— begin —
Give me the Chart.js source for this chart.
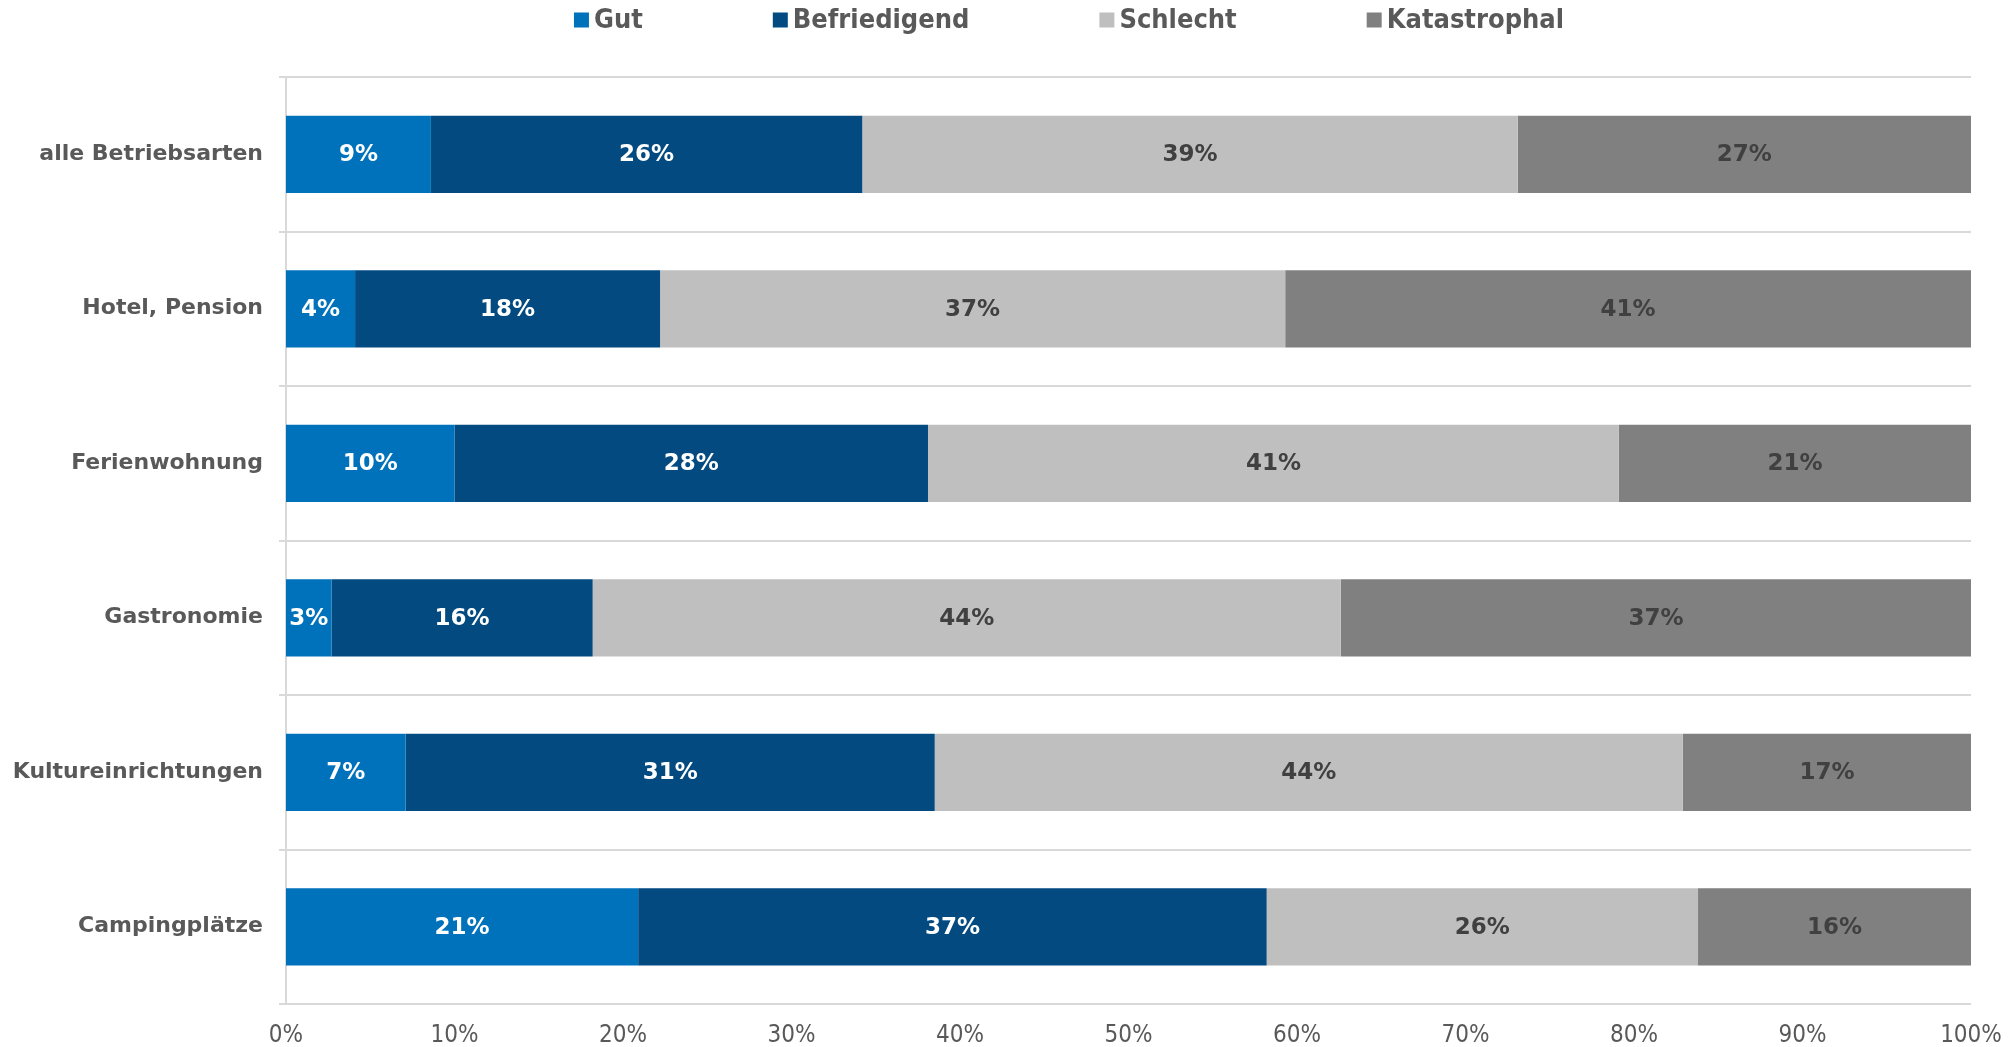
<!DOCTYPE html>
<html lang="de">
<head>
<meta charset="utf-8">
<title>Bewertung nach Betriebsart</title>
<script src="https://cdn.jsdelivr.net/npm/chart.js@4.4.1/dist/chart.umd.min.js"></script>
<style>
  html, body { margin: 0; padding: 0; background: #fff; }
  #wrap { width: 2013px; height: 1047px; }
</style>
</head>
<body>
<div id="wrap"><canvas id="myChart" width="2013" height="1047"></canvas></div>
<script>
// Werte in Prozent, je Betriebsart (von oben nach unten)
const categories = ["alle Betriebsarten", "Hotel, Pension", "Ferienwohnung", "Gastronomie", "Kultureinrichtungen", "Campingplätze"];
const seriesNames = ["Gut", "Befriedigend", "Schlecht", "Katastrophal"];
const gut = [8.6, 4.1, 10.0, 2.7, 7.1, 20.9];
const befriedigend = [25.6, 18.1, 28.1, 15.5, 31.4, 37.3];
const schlecht = [38.9, 37.1, 41.0, 44.4, 44.4, 25.6];
const katastrophal = [26.9, 40.7, 20.9, 37.4, 17.1, 16.2];
const xTickLabels = ["0%", "10%", "20%", "30%", "40%", "50%", "60%", "70%", "80%", "90%", "100%"];

const colors = ["#0071BB", "#024A80", "#BFBFBF", "#808080"];
const labelColors = ["#FFFFFF", "#FFFFFF", "#404040", "#404040"];
const boldFont = '"DejaVu Sans", sans-serif';
const narrowFont = '"DejaVu Sans Condensed", "DejaVu Sans", sans-serif';

// Prozentwerte mittig in die Balken schreiben
const barLabels = {
  id: "barLabels",
  afterDatasetsDraw(chart) {
    const ctx = chart.ctx;
    ctx.save();
    ctx.font = "bold 23px " + boldFont;
    ctx.textAlign = "center";
    ctx.textBaseline = "middle";
    chart.data.datasets.forEach((ds, i) => {
      const meta = chart.getDatasetMeta(i);
      meta.data.forEach((bar, j) => {
        const p = bar.getProps(["x", "y", "base"], true);
        ctx.fillStyle = labelColors[i];
        ctx.fillText(Math.round(ds.data[j]) + "%", (p.x + p.base) / 2, p.y + 1);
      });
    });
    ctx.restore();
  }
};

// Legende oben, mit großen Abständen wie im Original
const topLegend = {
  id: "topLegend",
  afterDraw(chart) {
    const ctx = chart.ctx;
    const box = 15, textGap = 5, itemGap = 130, y = 20;
    ctx.save();
    ctx.font = "bold 27px " + narrowFont;
    ctx.textBaseline = "middle";
    const items = chart.data.datasets.map(ds => ({
      text: ds.label, color: ds.backgroundColor, w: ctx.measureText(ds.label).width
    }));
    const total = items.reduce((s, it) => s + box + textGap + it.w, 0) + itemGap * (items.length - 1);
    let x = 1069 - total / 2;
    items.forEach(it => {
      ctx.fillStyle = it.color;
      ctx.fillRect(x, y - box / 2, box, box);
      ctx.fillStyle = "#595959";
      ctx.fillText(it.text, x + box + textGap, y + 1);
      x += box + textGap + it.w + itemGap;
    });
    ctx.restore();
  }
};

const values = [gut, befriedigend, schlecht, katastrophal];

const ctx = document.getElementById("myChart").getContext("2d");
const myChart = new Chart(ctx, {
  type: "bar",
  data: {
    labels: categories,
    datasets: seriesNames.map((name, i) => ({
      label: name,
      data: values[i],
      backgroundColor: colors[i],
      borderWidth: 0,
      barPercentage: 0.5,
      categoryPercentage: 1.0
    }))
  },
  options: {
    indexAxis: "y",
    responsive: false,
    animation: false,
    layout: { padding: { top: 77, right: 42, left: 0, bottom: 0 } },
    plugins: {
      legend: { display: false },
      tooltip: { enabled: false }
    },
    scales: {
      x: {
        stacked: true,
        min: 0,
        max: 100,
        grid: { display: false, drawTicks: false },
        border: { display: false },
        ticks: {
          stepSize: 10,
          padding: 17,
          maxRotation: 0,
          color: "#595959",
          font: { family: narrowFont, size: 24 },
          callback: (v, i) => xTickLabels[i]
        },
        afterFit: (scale) => {
          scale.height = 43;
          scale.paddingLeft = 0;
          scale.paddingRight = 0;
        }
      },
      y: {
        stacked: true,
        grid: { color: "#D9D9D9", lineWidth: 2, tickLength: 7, offset: true },
        border: { color: "#D9D9D9", width: 2 },
        ticks: {
          padding: 16,
          color: "#595959",
          font: { family: boldFont, size: 22, weight: "bold" }
        },
        afterFit: (scale) => { scale.width = 286; }
      }
    }
  },
  plugins: [barLabels, topLegend]
});
</script>
</body>
</html>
— end —
Exercise. Each line of the material must be retyped exactly, except that images are omitted.

Output of the exercise.
Give me the Chart.js source for this chart.
<!DOCTYPE html>
<html lang="de">
<head>
<meta charset="utf-8">
<title>Bewertung nach Betriebsart</title>
<script src="https://cdn.jsdelivr.net/npm/chart.js@4.4.1/dist/chart.umd.min.js"></script>
<style>
  html, body { margin: 0; padding: 0; background: #fff; }
  #wrap { width: 2013px; height: 1047px; }
</style>
</head>
<body>
<div id="wrap"><canvas id="myChart" width="2013" height="1047"></canvas></div>
<script>
// Werte in Prozent, je Betriebsart (von oben nach unten)
const categories = ["alle Betriebsarten", "Hotel, Pension", "Ferienwohnung", "Gastronomie", "Kultureinrichtungen", "Campingplätze"];
const seriesNames = ["Gut", "Befriedigend", "Schlecht", "Katastrophal"];
const gut = [8.6, 4.1, 10.0, 2.7, 7.1, 20.9];
const befriedigend = [25.6, 18.1, 28.1, 15.5, 31.4, 37.3];
const schlecht = [38.9, 37.1, 41.0, 44.4, 44.4, 25.6];
const katastrophal = [26.9, 40.7, 20.9, 37.4, 17.1, 16.2];
const xTickLabels = ["0%", "10%", "20%", "30%", "40%", "50%", "60%", "70%", "80%", "90%", "100%"];

const colors = ["#0071BB", "#024A80", "#BFBFBF", "#808080"];
const labelColors = ["#FFFFFF", "#FFFFFF", "#404040", "#404040"];
const boldFont = '"DejaVu Sans", sans-serif';
const narrowFont = '"DejaVu Sans Condensed", "DejaVu Sans", sans-serif';

// Prozentwerte mittig in die Balken schreiben
const barLabels = {
  id: "barLabels",
  afterDatasetsDraw(chart) {
    const ctx = chart.ctx;
    ctx.save();
    ctx.font = "bold 23px " + boldFont;
    ctx.textAlign = "center";
    ctx.textBaseline = "middle";
    chart.data.datasets.forEach((ds, i) => {
      const meta = chart.getDatasetMeta(i);
      meta.data.forEach((bar, j) => {
        const p = bar.getProps(["x", "y", "base"], true);
        ctx.fillStyle = labelColors[i];
        ctx.fillText(Math.round(ds.data[j]) + "%", (p.x + p.base) / 2, p.y + 1);
      });
    });
    ctx.restore();
  }
};

// Legende oben, mit großen Abständen wie im Original
const topLegend = {
  id: "topLegend",
  afterDraw(chart) {
    const ctx = chart.ctx;
    const box = 15, textGap = 5, itemGap = 130, y = 20;
    ctx.save();
    ctx.font = "bold 27px " + narrowFont;
    ctx.textBaseline = "middle";
    const items = chart.data.datasets.map(ds => ({
      text: ds.label, color: ds.backgroundColor, w: ctx.measureText(ds.label).width
    }));
    const total = items.reduce((s, it) => s + box + textGap + it.w, 0) + itemGap * (items.length - 1);
    let x = 1069 - total / 2;
    items.forEach(it => {
      ctx.fillStyle = it.color;
      ctx.fillRect(x, y - box / 2, box, box);
      ctx.fillStyle = "#595959";
      ctx.fillText(it.text, x + box + textGap, y + 1);
      x += box + textGap + it.w + itemGap;
    });
    ctx.restore();
  }
};

const values = [gut, befriedigend, schlecht, katastrophal];

const ctx = document.getElementById("myChart").getContext("2d");
const myChart = new Chart(ctx, {
  type: "bar",
  data: {
    labels: categories,
    datasets: seriesNames.map((name, i) => ({
      label: name,
      data: values[i],
      backgroundColor: colors[i],
      borderWidth: 0,
      barPercentage: 0.5,
      categoryPercentage: 1.0
    }))
  },
  options: {
    indexAxis: "y",
    responsive: false,
    animation: false,
    layout: { padding: { top: 77, right: 42, left: 0, bottom: 0 } },
    plugins: {
      legend: { display: false },
      tooltip: { enabled: false }
    },
    scales: {
      x: {
        stacked: true,
        min: 0,
        max: 100,
        grid: { display: false, drawTicks: false },
        border: { display: false },
        ticks: {
          stepSize: 10,
          padding: 17,
          maxRotation: 0,
          color: "#595959",
          font: { family: narrowFont, size: 24 },
          callback: (v, i) => xTickLabels[i]
        },
        afterFit: (scale) => {
          scale.height = 43;
          scale.paddingLeft = 0;
          scale.paddingRight = 0;
        }
      },
      y: {
        stacked: true,
        grid: { color: "#D9D9D9", lineWidth: 2, tickLength: 7, offset: true },
        border: { color: "#D9D9D9", width: 2 },
        ticks: {
          padding: 16,
          color: "#595959",
          font: { family: boldFont, size: 22, weight: "bold" }
        },
        afterFit: (scale) => { scale.width = 286; }
      }
    }
  },
  plugins: [barLabels, topLegend]
});
</script>
</body>
</html>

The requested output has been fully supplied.